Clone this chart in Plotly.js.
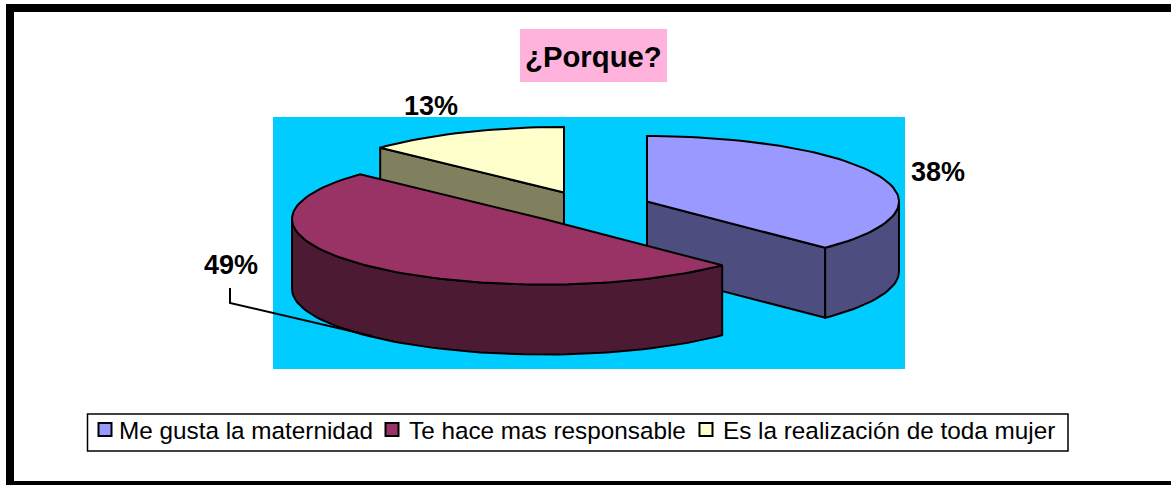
<!DOCTYPE html>
<html><head><meta charset="utf-8">
<script src="https://cdn.plot.ly/plotly-3.0.1.min.js"></script>
<style>html,body{margin:0;padding:0;background:#fff}#c{width:1171px;height:485px}</style>
</head><body><div id="c"></div>
<script>
const categories = ["Me gusta la maternidad", "Te hace mas responsable", "Es la realización de toda mujer"];
const values = [37.5, 49.49, 13.01];
const topColors = ["#9999FF", "#993366", "#FFFFCC"];
const sideColors = ["#4D4D80", "#4D1A33", "#80805F"];
// slice centres after explosion (pixel-scaled axes)
const centers = [[647, 201.5], [544, 219], [564, 192.5]];
const labelPos = [[938, 172], [231, 265], [431, 106]];
const legendTextX = [118, 407.5, 722];
const legendSwatchX = [105, 392, 706];
const RX = 252, RY = 65.5, DEPTH = 70;

const total = values.reduce((a, b) => a + b, 0);
const ang = [];
let acc = 0;
values.forEach(v => { ang.push([acc, acc + v / total * 360]); acc += v / total * 360; });
const rad = d => d * Math.PI / 180;
const px = (i, d) => centers[i][0] + RX * Math.sin(rad(d));
const py = (i, d) => centers[i][1] - RY * Math.cos(rad(d));
function arc(i, a, b) {
  const pts = [], n = Math.max(2, Math.ceil(Math.abs(b - a) / 2));
  for (let k = 0; k <= n; k++) { const d = a + (b - a) * k / n; pts.push([px(i, d), py(i, d)]); }
  return pts;
}
function poly(pts, fill) {
  const p = pts.concat([pts[0]]);
  return { type: "scatter", mode: "lines", x: p.map(q => q[0]), y: p.map(q => q[1]), fill: "toself",
    fillcolor: fill, line: { color: "#000", width: 2 }, hoverinfo: "skip", showlegend: false };
}
function topFace(i) { return poly([[centers[i][0], centers[i][1]]].concat(arc(i, ang[i][0], ang[i][1])), topColors[i]); }
function cutFace(i, d) {
  return poly([[centers[i][0], centers[i][1]], [px(i, d), py(i, d)], [px(i, d), py(i, d) + DEPTH], [centers[i][0], centers[i][1] + DEPTH]], sideColors[i]);
}
function outerFace(i, a, b) {
  const top = arc(i, a, b), bot = top.map(q => [q[0], q[1] + DEPTH]).reverse();
  return poly(top.concat(bot), sideColors[i]);
}
const traces = [
  cutFace(2, ang[2][0]), topFace(2),
  cutFace(0, ang[0][1]), outerFace(0, 90, ang[0][1]), topFace(0),
  outerFace(1, ang[1][0], 270), topFace(1),
  { type: "scatter", mode: "lines", x: [230, 230, 372], y: [288, 303, 336], line: { color: "#000", width: 2 }, hoverinfo: "skip", showlegend: false },
  { type: "scatter", mode: "markers", x: legendSwatchX, y: [429.5, 429.5, 429.5],
    marker: { symbol: "square", size: 13, color: topColors, line: { color: "#000", width: 2 } }, hoverinfo: "skip", showlegend: false }
];
const font = "'Liberation Sans', Arial, sans-serif";
const annotations = [
  { x: 593.5, y: 56, text: "<b>¿Porque?</b>", font: { family: font, size: 29.3, color: "#000" } }
];
values.forEach((v, i) => annotations.push({ x: labelPos[i][0], y: labelPos[i][1], text: "<b>" + Math.round(v) + "%</b>", font: { family: font, size: 27, color: "#000" } }));
categories.forEach((c, i) => annotations.push({ x: legendTextX[i], y: 430, text: c, xanchor: "left", font: { family: font, size: 24.3, color: "#000" } }));
annotations.forEach(a => { a.xref = "x"; a.yref = "y"; a.showarrow = false; a.borderpad = 0; if (!a.xanchor) a.xanchor = "center"; a.yanchor = "middle"; });

const rect = (x0, y0, x1, y1, fill, lw) => ({ type: "rect", xref: "x", yref: "y", x0, y0, x1, y1, fillcolor: fill, line: { color: "#000", width: lw || 0 }, layer: "below" });
const layout = {
  width: 1171, height: 485, margin: { l: 0, r: 0, t: 0, b: 0 }, paper_bgcolor: "#fff", plot_bgcolor: "#fff",
  xaxis: { range: [0, 1171], visible: false, fixedrange: true },
  yaxis: { range: [485, 0], visible: false, fixedrange: true },
  showlegend: false, annotations,
  shapes: [
    rect(6, 4, 1171, 12, "#000"), rect(6, 4, 14, 485, "#000"), rect(6, 481, 1171, 485, "#000"),
    rect(273, 117, 905, 369, "#00CCFF"),
    rect(520, 29, 667, 82, "#FFB3DC"),
    rect(87.5, 414, 1068, 451, "#fff", 1.5)
  ]
};
Plotly.newPlot("c", traces, layout, { displayModeBar: false, staticPlot: true });
</script></body></html>
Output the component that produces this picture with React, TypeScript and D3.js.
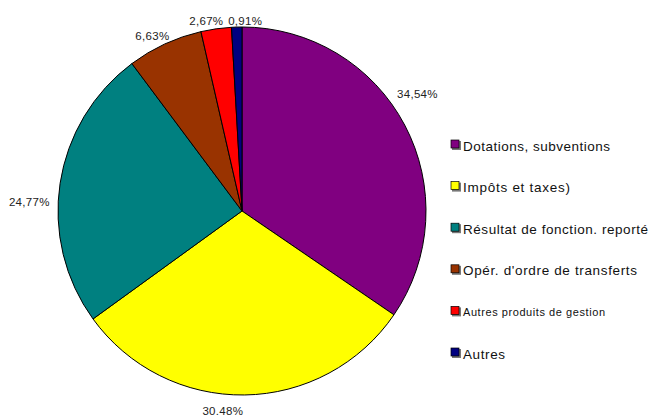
import { useEffect, useRef } from "react";
import * as d3 from "d3";

// Recettes de fonctionnement (parts in %)
const categories = [
  "Dotations, subventions",
  "Impôts et taxes)",
  "Résultat de fonction. reporté",
  "Opér. d'ordre de transferts",
  "Autres produits de gestion",
  "Autres",
];
const values = [34.54, 30.48, 24.77, 6.63, 2.67, 0.91];
const valueLabels = ["34,54%", "30.48%", "24,77%", "6,63%", "2,67%", "0,91%"];
const colors = ["#800080", "#FFFF00", "#008080", "#993300", "#FF0000", "#000080"];

// small pushes so the outside labels don't collide (like the original)
const labelNudge: [number, number][] = [
  [-5, -21],
  [-22, -3],
  [-11, 23],
  [-4, 11],
  [-7, 13],
  [9, 15],
];
// legend text widths as drawn in the source
const legendWidths = [147, 107, 185, 174, 142, 42];
const legendSizes = [13.5, 13.5, 13.5, 13.5, 11, 13.5];

export default function App() {
  const svgRef = useRef<SVGSVGElement>(null);
  const width = 651;
  const height = 416;

  useEffect(() => {
    if (!svgRef.current) return;
    const svg = d3.select(svgRef.current);
    svg.selectAll("*").remove();

    const cx = 242;
    const cy = 211;
    const r = 184;

    const pie = d3
      .pie<number>()
      .sort(null)
      .value((d) => d);
    const arcs = pie(values);
    const arc = d3.arc<d3.PieArcDatum<number>>().innerRadius(0).outerRadius(r);

    const g = svg.append("g").attr("transform", `translate(${cx},${cy})`);

    g.selectAll("path")
      .data(arcs)
      .enter()
      .append("path")
      .attr("d", arc)
      .attr("fill", (_, i) => colors[i])
      .attr("stroke", "#000")
      .attr("stroke-width", 1);

    // percentage labels outside
    const R = r + 20;
    g.selectAll("text.pct")
      .data(arcs)
      .enter()
      .append("text")
      .attr("class", "pct")
      .attr("x", (d, i) => R * Math.sin((d.startAngle + d.endAngle) / 2) + labelNudge[i][0])
      .attr("y", (d, i) => -R * Math.cos((d.startAngle + d.endAngle) / 2) + labelNudge[i][1])
      .attr("text-anchor", "middle")
      .attr("dominant-baseline", "middle")
      .attr("font-family", "'Liberation Sans', Arial, sans-serif")
      .attr("font-size", 11.5)
      .attr("letter-spacing", 0.3)
      .attr("fill", "#222")
      .text((_, i) => valueLabels[i]);

    // legend
    const ly = d3
      .scalePoint<number>()
      .domain(d3.range(categories.length))
      .range([147, 355]);

    const leg = svg
      .selectAll("g.leg")
      .data(categories)
      .enter()
      .append("g")
      .attr("class", "leg")
      .attr("transform", (_, i) => `translate(451,${ly(i)})`);

    leg
      .append("rect")
      .attr("x", 1)
      .attr("y", -6)
      .attr("width", 9)
      .attr("height", 9)
      .attr("fill", "#777");
    leg
      .append("rect")
      .attr("x", 0)
      .attr("y", -7)
      .attr("width", 8)
      .attr("height", 8)
      .attr("fill", (_, i) => colors[i])
      .attr("stroke", "#000")
      .attr("stroke-width", 0.7);

    leg
      .append("text")
      .attr("x", 12)
      .attr("y", 0)
      .attr("dominant-baseline", "middle")
      .attr("font-family", "'Liberation Sans', Arial, sans-serif")
      .attr("font-size", (_, i) => legendSizes[i])
      .attr("textLength", (_, i) => legendWidths[i])
      .attr("lengthAdjust", "spacing")
      .attr("fill", "#111")
      .text((d) => d);
  }, []);

  return (
    <svg
      ref={svgRef}
      width={width}
      height={height}
      style={{ position: "absolute", left: 0, top: 0, background: "#fff" }}
    />
  );
}
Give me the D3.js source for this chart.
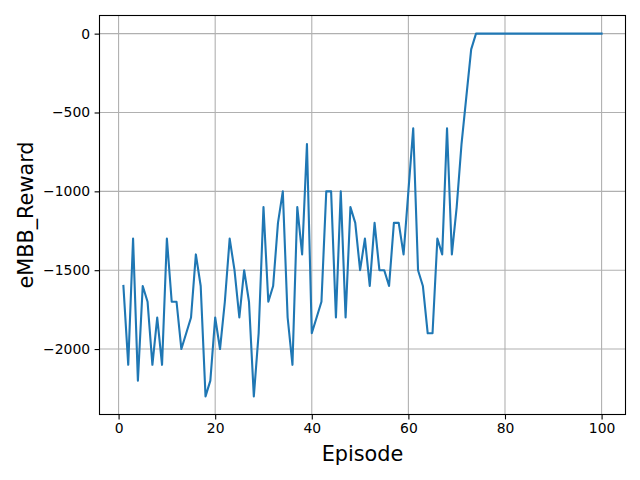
<!DOCTYPE html>
<html>
<head>
<meta charset="utf-8">
<script src="https://cdn.jsdelivr.net/npm/d3@7"></script>
<style>
  body { margin: 0; background: #fff; }
  text { font-family: "DejaVu Sans", sans-serif; fill: #000; }
</style>
</head>
<body>
<div id="chart"></div>
<script>
'use strict';
// eMBB reward per episode
var rewards = [
  -1600, -2100, -1300, -2200, -1600, -1700, -2100, -1800, -2100, -1300,
  -1700, -1700, -2000, -1900, -1800, -1400, -1600, -2300, -2200, -1800,
  -2000, -1700, -1300, -1500, -1800, -1500, -1700, -2300, -1900, -1100,
  -1700, -1600, -1200, -1000, -1800, -2100, -1100, -1400,  -700, -1900,
  -1800, -1700, -1000, -1000, -1800, -1000, -1800, -1100, -1200, -1500,
  -1300, -1600, -1200, -1500, -1500, -1600, -1200, -1200, -1400, -1000,
   -600, -1500, -1600, -1900, -1900, -1300, -1400,  -600, -1400, -1100,
   -700,  -400,  -100,     0,     0,     0,     0,     0,     0,     0,
      0,     0,     0,     0,     0,     0,     0,     0,     0,     0,
      0,     0,     0,     0,     0,     0,     0,     0,     0,     0
];
var episodes = rewards.map(function(d, i) { return i + 1; });
var xTicks = [0, 20, 40, 60, 80, 100];
var yTicks = [-2000, -1500, -1000, -500, 0];
var xTitle = "Episode";
var yTitle = "eMBB_Reward";

var width = 640, height = 480;
var margin = {top: 15.5, right: 14.5, bottom: 65.5, left: 99.5};
var plotW = width - margin.left - margin.right;
var plotH = height - margin.top - margin.bottom;

var svg = d3.select("#chart").append("svg")
        .attr("width", width)
        .attr("height", height);

// matplotlib style 5% margins
var xMin = d3.min(episodes), xMax = d3.max(episodes);
var yMin = d3.min(rewards), yMax = d3.max(rewards);
var xPad = (xMax - xMin) * 0.05, yPad = (yMax - yMin) * 0.05;

var x = d3.scaleLinear()
        .domain([xMin - xPad, xMax + xPad])
        .range([0, plotW]);
var y = d3.scaleLinear()
        .domain([yMin - yPad, yMax + yPad])
        .range([plotH, 0]);

var g = svg.append("g")
        .attr("transform", "translate(" + margin.left + "," + margin.top + ")");

// grid
g.append("g").selectAll("line")
        .data(xTicks)
        .enter().append("line")
        .attr("x1", function(d) { return x(d); })
        .attr("x2", function(d) { return x(d); })
        .attr("y1", 0)
        .attr("y2", plotH)
        .style("stroke", "#b0b0b0")
        .style("stroke-width", 1.1);
g.append("g").selectAll("line")
        .data(yTicks)
        .enter().append("line")
        .attr("x1", 0)
        .attr("x2", plotW)
        .attr("y1", function(d) { return y(d); })
        .attr("y2", function(d) { return y(d); })
        .style("stroke", "#b0b0b0")
        .style("stroke-width", 1.1);

// the line
var line = d3.line()
        .x(function(d, i) { return x(episodes[i]); })
        .y(function(d) { return y(d); });
g.append("path")
        .datum(rewards)
        .attr("d", line)
        .style("fill", "none")
        .style("stroke", "#1f77b4")
        .style("stroke-width", 2.1)
        .style("stroke-linejoin", "round")
        .style("stroke-linecap", "square");

// axes
var fmt = d3.format("d");
var xAxis = g.append("g")
        .attr("transform", "translate(0," + plotH + ")")
        .call(d3.axisBottom(x).tickValues(xTicks).tickFormat(fmt)
              .tickSizeInner(4.9).tickSizeOuter(0).tickPadding(4));
var yAxis = g.append("g")
        .call(d3.axisLeft(y).tickValues(yTicks).tickFormat(fmt)
              .tickSizeInner(4.9).tickSizeOuter(0).tickPadding(4.5));
[xAxis, yAxis].forEach(function(a) {
    a.select(".domain").remove();
    a.selectAll("line").style("stroke", "#000").style("stroke-width", 1.1);
    a.selectAll("text")
        .style("font-size", "13.9px")
        .style("font-family", "DejaVu Sans, sans-serif")
        .attr("fill", "#000");
});

// frame
g.append("rect")
        .attr("x", 0)
        .attr("y", 0)
        .attr("width", plotW)
        .attr("height", plotH)
        .style("fill", "none")
        .style("stroke", "#000")
        .style("stroke-width", 1.1);

// titles
svg.append("text")
        .attr("x", margin.left + plotW / 2)
        .attr("y", 461)
        .attr("text-anchor", "middle")
        .style("font-size", "20.8px")
        .text(xTitle);
svg.append("text")
        .attr("transform", "translate(33," + (margin.top + plotH / 2) + ") rotate(-90)")
        .attr("text-anchor", "middle")
        .style("font-size", "20.8px")
        .text(yTitle);
</script>
</body>
</html>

————

**Aim**: Without the pictures, write out the lines from the beginning of the entries through the line with "const RX = 252, RY = 65.5, DEPTH = 70;".

**Reply**:
Clone this chart in Plotly.js.
<!DOCTYPE html>
<html><head><meta charset="utf-8">
<script src="https://cdn.plot.ly/plotly-3.0.1.min.js"></script>
<style>html,body{margin:0;padding:0;background:#fff}#c{width:1171px;height:485px}</style>
</head><body><div id="c"></div>
<script>
const categories = ["Me gusta la maternidad", "Te hace mas responsable", "Es la realización de toda mujer"];
const values = [37.5, 49.49, 13.01];
const topColors = ["#9999FF", "#993366", "#FFFFCC"];
const sideColors = ["#4D4D80", "#4D1A33", "#80805F"];
// slice centres after explosion (pixel-scaled axes)
const centers = [[647, 201.5], [544, 219], [564, 192.5]];
const labelPos = [[938, 172], [231, 265], [431, 106]];
const legendTextX = [118, 407.5, 722];
const legendSwatchX = [105, 392, 706];
const RX = 252, RY = 65.5, DEPTH = 70;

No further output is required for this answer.